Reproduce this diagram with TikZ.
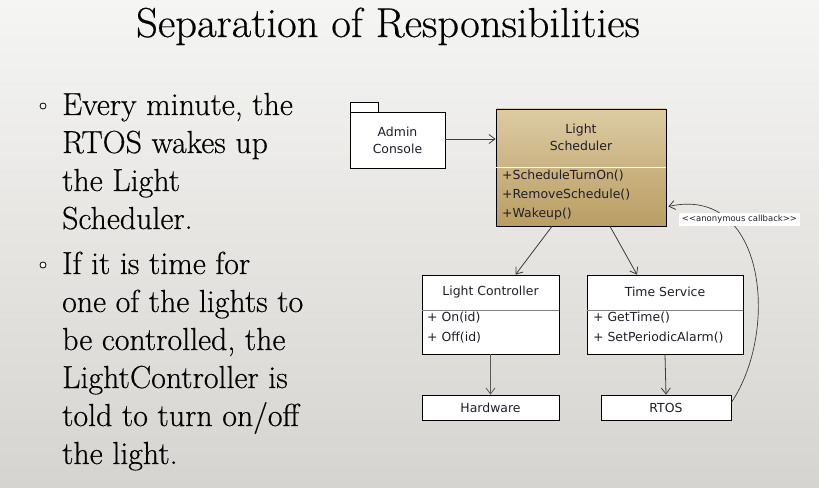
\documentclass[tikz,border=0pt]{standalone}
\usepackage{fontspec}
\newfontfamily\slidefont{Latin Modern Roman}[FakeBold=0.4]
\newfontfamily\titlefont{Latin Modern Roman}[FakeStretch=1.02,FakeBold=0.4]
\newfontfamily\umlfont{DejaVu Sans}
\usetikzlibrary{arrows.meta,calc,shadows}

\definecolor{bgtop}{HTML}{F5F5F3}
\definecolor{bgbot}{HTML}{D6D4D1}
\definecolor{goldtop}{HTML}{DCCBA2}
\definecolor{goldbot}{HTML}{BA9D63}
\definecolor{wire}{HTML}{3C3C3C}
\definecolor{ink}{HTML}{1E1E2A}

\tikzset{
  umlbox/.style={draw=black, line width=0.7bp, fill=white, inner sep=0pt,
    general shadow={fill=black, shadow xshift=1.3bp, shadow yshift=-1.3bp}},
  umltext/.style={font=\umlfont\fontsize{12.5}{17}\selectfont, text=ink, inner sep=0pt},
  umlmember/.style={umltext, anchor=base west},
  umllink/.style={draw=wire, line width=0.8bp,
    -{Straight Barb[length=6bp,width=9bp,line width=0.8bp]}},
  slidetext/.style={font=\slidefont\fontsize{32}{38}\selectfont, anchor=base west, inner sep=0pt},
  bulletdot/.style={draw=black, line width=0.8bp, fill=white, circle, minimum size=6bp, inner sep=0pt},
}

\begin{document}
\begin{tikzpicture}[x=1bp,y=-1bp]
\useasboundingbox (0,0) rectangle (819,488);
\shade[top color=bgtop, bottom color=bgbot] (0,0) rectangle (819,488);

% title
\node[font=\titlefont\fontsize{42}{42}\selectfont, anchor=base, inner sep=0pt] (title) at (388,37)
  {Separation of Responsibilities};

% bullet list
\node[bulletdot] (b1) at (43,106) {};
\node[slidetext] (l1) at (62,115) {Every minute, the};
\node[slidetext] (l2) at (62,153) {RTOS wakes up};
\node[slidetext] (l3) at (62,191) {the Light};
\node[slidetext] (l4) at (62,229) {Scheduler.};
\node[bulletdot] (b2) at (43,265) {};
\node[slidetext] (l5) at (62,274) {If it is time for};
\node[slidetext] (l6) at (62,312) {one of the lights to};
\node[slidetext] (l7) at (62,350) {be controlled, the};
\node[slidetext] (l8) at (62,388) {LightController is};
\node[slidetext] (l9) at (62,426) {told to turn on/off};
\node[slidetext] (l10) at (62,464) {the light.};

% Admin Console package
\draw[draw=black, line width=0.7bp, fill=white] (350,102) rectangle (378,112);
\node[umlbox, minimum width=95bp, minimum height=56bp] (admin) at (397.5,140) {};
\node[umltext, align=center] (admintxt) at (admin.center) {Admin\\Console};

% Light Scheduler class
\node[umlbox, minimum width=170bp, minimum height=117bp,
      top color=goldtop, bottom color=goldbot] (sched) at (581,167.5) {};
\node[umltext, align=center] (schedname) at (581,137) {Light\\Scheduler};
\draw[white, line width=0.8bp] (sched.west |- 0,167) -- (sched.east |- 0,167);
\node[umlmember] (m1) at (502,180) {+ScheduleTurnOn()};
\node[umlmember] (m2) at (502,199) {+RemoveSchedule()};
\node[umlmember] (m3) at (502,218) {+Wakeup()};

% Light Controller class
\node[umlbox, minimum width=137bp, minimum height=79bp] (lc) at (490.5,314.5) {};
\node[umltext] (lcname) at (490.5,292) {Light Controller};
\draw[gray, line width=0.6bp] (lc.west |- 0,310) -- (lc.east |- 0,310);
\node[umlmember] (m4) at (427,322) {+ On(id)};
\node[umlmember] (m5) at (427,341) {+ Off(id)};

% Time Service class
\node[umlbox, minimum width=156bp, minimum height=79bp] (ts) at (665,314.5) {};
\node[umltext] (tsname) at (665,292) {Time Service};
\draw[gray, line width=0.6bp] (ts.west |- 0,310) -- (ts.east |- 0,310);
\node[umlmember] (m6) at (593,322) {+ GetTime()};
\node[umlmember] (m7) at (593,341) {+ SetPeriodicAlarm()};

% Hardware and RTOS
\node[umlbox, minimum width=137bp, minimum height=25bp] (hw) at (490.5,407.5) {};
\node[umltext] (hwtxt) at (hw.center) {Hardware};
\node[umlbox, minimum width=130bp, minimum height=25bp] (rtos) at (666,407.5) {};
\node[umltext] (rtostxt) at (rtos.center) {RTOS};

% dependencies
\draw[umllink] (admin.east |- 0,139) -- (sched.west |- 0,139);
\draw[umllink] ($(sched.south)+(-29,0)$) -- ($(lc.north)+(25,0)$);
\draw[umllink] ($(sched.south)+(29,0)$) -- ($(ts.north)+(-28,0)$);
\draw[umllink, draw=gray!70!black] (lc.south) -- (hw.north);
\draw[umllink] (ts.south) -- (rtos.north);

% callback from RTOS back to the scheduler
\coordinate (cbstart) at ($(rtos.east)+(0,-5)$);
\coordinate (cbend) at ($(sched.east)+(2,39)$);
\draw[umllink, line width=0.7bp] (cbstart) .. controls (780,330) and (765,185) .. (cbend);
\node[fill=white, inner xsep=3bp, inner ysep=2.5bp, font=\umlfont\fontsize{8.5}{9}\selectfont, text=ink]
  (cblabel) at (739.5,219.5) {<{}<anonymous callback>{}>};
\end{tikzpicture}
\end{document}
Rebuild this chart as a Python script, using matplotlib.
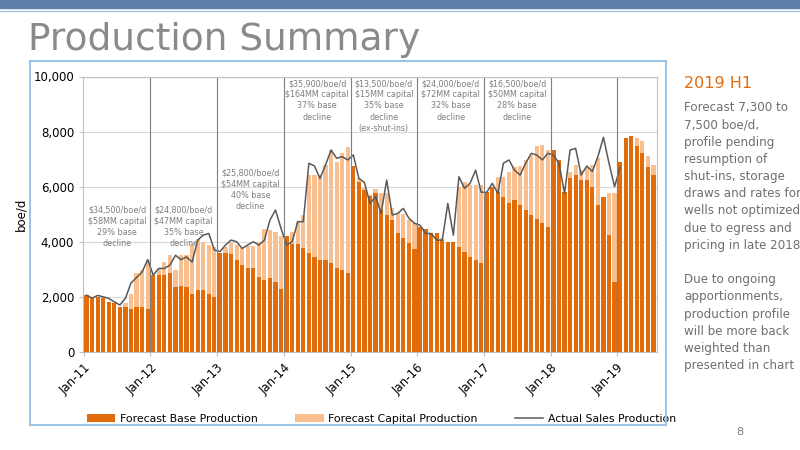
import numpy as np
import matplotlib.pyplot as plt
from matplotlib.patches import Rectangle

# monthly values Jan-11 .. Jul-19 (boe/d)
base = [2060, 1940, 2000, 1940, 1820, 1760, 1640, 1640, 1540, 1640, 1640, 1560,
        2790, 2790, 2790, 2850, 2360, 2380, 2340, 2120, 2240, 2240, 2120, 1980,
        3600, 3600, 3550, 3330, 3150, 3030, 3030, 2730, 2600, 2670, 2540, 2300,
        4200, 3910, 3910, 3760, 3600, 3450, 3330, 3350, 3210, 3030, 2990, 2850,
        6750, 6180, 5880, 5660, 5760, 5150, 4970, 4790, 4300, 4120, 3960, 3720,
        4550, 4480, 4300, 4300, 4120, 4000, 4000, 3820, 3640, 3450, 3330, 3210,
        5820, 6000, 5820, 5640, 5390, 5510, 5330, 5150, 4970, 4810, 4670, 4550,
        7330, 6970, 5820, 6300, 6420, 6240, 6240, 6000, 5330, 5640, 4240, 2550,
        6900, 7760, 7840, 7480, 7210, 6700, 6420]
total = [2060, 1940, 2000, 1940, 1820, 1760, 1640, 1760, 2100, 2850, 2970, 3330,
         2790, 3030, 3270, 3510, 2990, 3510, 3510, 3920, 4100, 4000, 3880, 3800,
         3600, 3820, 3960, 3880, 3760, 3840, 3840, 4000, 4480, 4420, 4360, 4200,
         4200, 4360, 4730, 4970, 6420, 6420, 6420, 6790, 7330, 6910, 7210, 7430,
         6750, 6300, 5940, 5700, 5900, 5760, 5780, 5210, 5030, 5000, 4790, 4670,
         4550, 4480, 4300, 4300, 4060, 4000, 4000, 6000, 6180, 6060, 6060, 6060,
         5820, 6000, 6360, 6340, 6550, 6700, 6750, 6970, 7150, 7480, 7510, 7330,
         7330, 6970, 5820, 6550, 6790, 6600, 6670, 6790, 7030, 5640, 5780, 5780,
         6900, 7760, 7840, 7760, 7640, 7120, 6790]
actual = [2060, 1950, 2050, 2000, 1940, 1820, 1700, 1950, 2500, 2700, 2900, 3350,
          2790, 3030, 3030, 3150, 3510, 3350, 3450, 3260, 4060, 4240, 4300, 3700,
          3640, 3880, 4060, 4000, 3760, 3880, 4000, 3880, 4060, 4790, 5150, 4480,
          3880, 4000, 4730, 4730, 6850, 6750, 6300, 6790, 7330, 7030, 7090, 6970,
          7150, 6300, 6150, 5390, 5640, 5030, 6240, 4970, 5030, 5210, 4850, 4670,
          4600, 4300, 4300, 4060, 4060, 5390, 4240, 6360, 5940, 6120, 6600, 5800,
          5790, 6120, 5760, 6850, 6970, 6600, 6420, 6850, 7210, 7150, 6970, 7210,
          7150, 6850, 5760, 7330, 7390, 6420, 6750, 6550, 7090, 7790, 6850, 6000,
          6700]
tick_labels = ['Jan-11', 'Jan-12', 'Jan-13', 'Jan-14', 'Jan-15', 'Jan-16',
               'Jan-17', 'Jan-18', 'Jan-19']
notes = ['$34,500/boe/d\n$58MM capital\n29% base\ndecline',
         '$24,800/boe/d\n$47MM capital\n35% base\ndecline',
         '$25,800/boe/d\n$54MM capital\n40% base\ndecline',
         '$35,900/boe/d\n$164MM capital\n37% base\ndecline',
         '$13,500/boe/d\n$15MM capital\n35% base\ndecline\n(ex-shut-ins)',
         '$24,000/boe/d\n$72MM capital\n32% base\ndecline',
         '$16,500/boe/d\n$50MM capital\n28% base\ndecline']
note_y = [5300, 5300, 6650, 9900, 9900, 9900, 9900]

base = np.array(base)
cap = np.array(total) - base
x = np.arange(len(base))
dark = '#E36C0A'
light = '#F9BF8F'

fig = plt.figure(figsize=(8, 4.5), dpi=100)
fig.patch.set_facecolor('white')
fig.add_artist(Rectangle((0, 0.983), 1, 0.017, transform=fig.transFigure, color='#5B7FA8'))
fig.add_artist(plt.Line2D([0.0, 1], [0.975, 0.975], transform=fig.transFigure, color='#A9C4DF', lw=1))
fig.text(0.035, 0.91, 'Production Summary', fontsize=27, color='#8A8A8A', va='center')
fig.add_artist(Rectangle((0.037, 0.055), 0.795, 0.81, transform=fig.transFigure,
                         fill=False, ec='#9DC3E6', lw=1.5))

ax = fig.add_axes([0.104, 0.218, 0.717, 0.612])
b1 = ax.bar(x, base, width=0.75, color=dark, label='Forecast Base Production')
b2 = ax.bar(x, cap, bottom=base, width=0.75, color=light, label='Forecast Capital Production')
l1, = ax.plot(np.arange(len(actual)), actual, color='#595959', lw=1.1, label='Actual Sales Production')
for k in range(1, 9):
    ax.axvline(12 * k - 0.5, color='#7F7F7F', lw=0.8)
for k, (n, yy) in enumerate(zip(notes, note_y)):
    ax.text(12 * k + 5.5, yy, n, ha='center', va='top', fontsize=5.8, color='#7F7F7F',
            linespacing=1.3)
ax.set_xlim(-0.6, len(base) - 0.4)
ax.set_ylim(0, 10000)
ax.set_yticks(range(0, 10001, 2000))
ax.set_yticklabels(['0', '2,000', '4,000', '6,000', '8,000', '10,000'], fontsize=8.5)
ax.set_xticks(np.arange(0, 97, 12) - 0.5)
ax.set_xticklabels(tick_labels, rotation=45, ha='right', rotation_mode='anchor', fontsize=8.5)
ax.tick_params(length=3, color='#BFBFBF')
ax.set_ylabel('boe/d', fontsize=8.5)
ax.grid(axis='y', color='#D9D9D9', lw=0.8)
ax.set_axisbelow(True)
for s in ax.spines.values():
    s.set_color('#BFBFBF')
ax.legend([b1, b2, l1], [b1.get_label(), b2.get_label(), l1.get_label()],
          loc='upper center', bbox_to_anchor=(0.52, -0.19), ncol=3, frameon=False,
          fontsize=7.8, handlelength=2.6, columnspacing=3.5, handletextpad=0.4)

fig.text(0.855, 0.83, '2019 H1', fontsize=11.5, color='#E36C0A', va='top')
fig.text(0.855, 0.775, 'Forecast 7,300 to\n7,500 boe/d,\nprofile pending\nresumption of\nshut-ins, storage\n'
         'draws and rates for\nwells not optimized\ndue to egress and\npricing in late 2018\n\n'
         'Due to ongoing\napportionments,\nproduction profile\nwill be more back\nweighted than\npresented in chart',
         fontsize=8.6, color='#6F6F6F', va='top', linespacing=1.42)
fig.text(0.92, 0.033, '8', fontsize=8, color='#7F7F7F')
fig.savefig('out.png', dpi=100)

============

» **SHORT PROBLEM**:
Without the pictures, copy the entries from their first line through the line containing "color=bgbot] (0,0) rectangle (819,488);", and only those lines.

» **RESULT OF THE TASK**:
Reproduce this diagram with TikZ.
\documentclass[tikz,border=0pt]{standalone}
\usepackage{fontspec}
\newfontfamily\slidefont{Latin Modern Roman}[FakeBold=0.4]
\newfontfamily\titlefont{Latin Modern Roman}[FakeStretch=1.02,FakeBold=0.4]
\newfontfamily\umlfont{DejaVu Sans}
\usetikzlibrary{arrows.meta,calc,shadows}

\definecolor{bgtop}{HTML}{F5F5F3}
\definecolor{bgbot}{HTML}{D6D4D1}
\definecolor{goldtop}{HTML}{DCCBA2}
\definecolor{goldbot}{HTML}{BA9D63}
\definecolor{wire}{HTML}{3C3C3C}
\definecolor{ink}{HTML}{1E1E2A}

\tikzset{
  umlbox/.style={draw=black, line width=0.7bp, fill=white, inner sep=0pt,
    general shadow={fill=black, shadow xshift=1.3bp, shadow yshift=-1.3bp}},
  umltext/.style={font=\umlfont\fontsize{12.5}{17}\selectfont, text=ink, inner sep=0pt},
  umlmember/.style={umltext, anchor=base west},
  umllink/.style={draw=wire, line width=0.8bp,
    -{Straight Barb[length=6bp,width=9bp,line width=0.8bp]}},
  slidetext/.style={font=\slidefont\fontsize{32}{38}\selectfont, anchor=base west, inner sep=0pt},
  bulletdot/.style={draw=black, line width=0.8bp, fill=white, circle, minimum size=6bp, inner sep=0pt},
}

\begin{document}
\begin{tikzpicture}[x=1bp,y=-1bp]
\useasboundingbox (0,0) rectangle (819,488);
\shade[top color=bgtop, bottom color=bgbot] (0,0) rectangle (819,488);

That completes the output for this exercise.